### AIM OF THE EXERCISE
Transcribe the material below exactly as it appears.
————
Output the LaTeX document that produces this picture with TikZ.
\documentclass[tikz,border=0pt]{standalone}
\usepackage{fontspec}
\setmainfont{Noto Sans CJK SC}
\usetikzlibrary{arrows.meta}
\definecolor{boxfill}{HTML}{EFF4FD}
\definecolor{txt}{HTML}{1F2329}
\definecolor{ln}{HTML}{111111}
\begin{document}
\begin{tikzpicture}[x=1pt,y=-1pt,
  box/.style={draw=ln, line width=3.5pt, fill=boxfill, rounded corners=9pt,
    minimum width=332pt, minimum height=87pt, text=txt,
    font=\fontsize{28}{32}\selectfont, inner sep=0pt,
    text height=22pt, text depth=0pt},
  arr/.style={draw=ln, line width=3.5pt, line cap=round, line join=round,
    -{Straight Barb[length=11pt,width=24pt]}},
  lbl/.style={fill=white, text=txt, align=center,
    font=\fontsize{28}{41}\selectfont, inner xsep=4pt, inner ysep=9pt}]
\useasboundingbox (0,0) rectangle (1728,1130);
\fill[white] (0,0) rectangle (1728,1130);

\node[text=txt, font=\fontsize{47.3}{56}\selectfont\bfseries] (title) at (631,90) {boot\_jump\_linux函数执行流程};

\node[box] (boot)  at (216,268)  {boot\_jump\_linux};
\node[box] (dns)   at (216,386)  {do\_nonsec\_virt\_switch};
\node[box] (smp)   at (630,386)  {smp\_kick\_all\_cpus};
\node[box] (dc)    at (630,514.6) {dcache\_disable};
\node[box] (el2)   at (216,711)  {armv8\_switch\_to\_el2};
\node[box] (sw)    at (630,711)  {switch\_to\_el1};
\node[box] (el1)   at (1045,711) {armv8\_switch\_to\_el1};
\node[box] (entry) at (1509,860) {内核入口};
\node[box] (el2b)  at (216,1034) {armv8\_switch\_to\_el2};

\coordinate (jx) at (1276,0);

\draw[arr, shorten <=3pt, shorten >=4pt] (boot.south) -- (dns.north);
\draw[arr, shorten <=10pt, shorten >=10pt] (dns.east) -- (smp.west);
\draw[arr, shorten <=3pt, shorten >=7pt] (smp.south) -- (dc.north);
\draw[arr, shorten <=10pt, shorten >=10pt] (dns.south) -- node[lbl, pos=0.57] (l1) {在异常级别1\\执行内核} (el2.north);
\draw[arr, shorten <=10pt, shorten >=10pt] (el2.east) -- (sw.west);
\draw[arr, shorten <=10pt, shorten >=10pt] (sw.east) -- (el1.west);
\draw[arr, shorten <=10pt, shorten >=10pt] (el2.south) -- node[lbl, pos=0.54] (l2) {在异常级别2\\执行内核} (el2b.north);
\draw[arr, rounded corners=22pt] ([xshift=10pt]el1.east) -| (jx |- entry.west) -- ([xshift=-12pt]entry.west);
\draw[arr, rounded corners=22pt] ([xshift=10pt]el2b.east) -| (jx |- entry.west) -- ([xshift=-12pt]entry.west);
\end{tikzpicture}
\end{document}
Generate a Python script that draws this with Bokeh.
————
### RESULT OF THIS EXERCISE
Output the LaTeX document that produces this picture with TikZ.
\documentclass[tikz,border=0pt]{standalone}
\usepackage{fontspec}
\setmainfont{Noto Sans CJK SC}
\usetikzlibrary{arrows.meta}
\definecolor{boxfill}{HTML}{EFF4FD}
\definecolor{txt}{HTML}{1F2329}
\definecolor{ln}{HTML}{111111}
\begin{document}
\begin{tikzpicture}[x=1pt,y=-1pt,
  box/.style={draw=ln, line width=3.5pt, fill=boxfill, rounded corners=9pt,
    minimum width=332pt, minimum height=87pt, text=txt,
    font=\fontsize{28}{32}\selectfont, inner sep=0pt,
    text height=22pt, text depth=0pt},
  arr/.style={draw=ln, line width=3.5pt, line cap=round, line join=round,
    -{Straight Barb[length=11pt,width=24pt]}},
  lbl/.style={fill=white, text=txt, align=center,
    font=\fontsize{28}{41}\selectfont, inner xsep=4pt, inner ysep=9pt}]
\useasboundingbox (0,0) rectangle (1728,1130);
\fill[white] (0,0) rectangle (1728,1130);

\node[text=txt, font=\fontsize{47.3}{56}\selectfont\bfseries] (title) at (631,90) {boot\_jump\_linux函数执行流程};

\node[box] (boot)  at (216,268)  {boot\_jump\_linux};
\node[box] (dns)   at (216,386)  {do\_nonsec\_virt\_switch};
\node[box] (smp)   at (630,386)  {smp\_kick\_all\_cpus};
\node[box] (dc)    at (630,514.6) {dcache\_disable};
\node[box] (el2)   at (216,711)  {armv8\_switch\_to\_el2};
\node[box] (sw)    at (630,711)  {switch\_to\_el1};
\node[box] (el1)   at (1045,711) {armv8\_switch\_to\_el1};
\node[box] (entry) at (1509,860) {内核入口};
\node[box] (el2b)  at (216,1034) {armv8\_switch\_to\_el2};

\coordinate (jx) at (1276,0);

\draw[arr, shorten <=3pt, shorten >=4pt] (boot.south) -- (dns.north);
\draw[arr, shorten <=10pt, shorten >=10pt] (dns.east) -- (smp.west);
\draw[arr, shorten <=3pt, shorten >=7pt] (smp.south) -- (dc.north);
\draw[arr, shorten <=10pt, shorten >=10pt] (dns.south) -- node[lbl, pos=0.57] (l1) {在异常级别1\\执行内核} (el2.north);
\draw[arr, shorten <=10pt, shorten >=10pt] (el2.east) -- (sw.west);
\draw[arr, shorten <=10pt, shorten >=10pt] (sw.east) -- (el1.west);
\draw[arr, shorten <=10pt, shorten >=10pt] (el2.south) -- node[lbl, pos=0.54] (l2) {在异常级别2\\执行内核} (el2b.north);
\draw[arr, rounded corners=22pt] ([xshift=10pt]el1.east) -| (jx |- entry.west) -- ([xshift=-12pt]entry.west);
\draw[arr, rounded corners=22pt] ([xshift=10pt]el2b.east) -| (jx |- entry.west) -- ([xshift=-12pt]entry.west);
\end{tikzpicture}
\end{document}
Generate a Python script that draws this with Bokeh.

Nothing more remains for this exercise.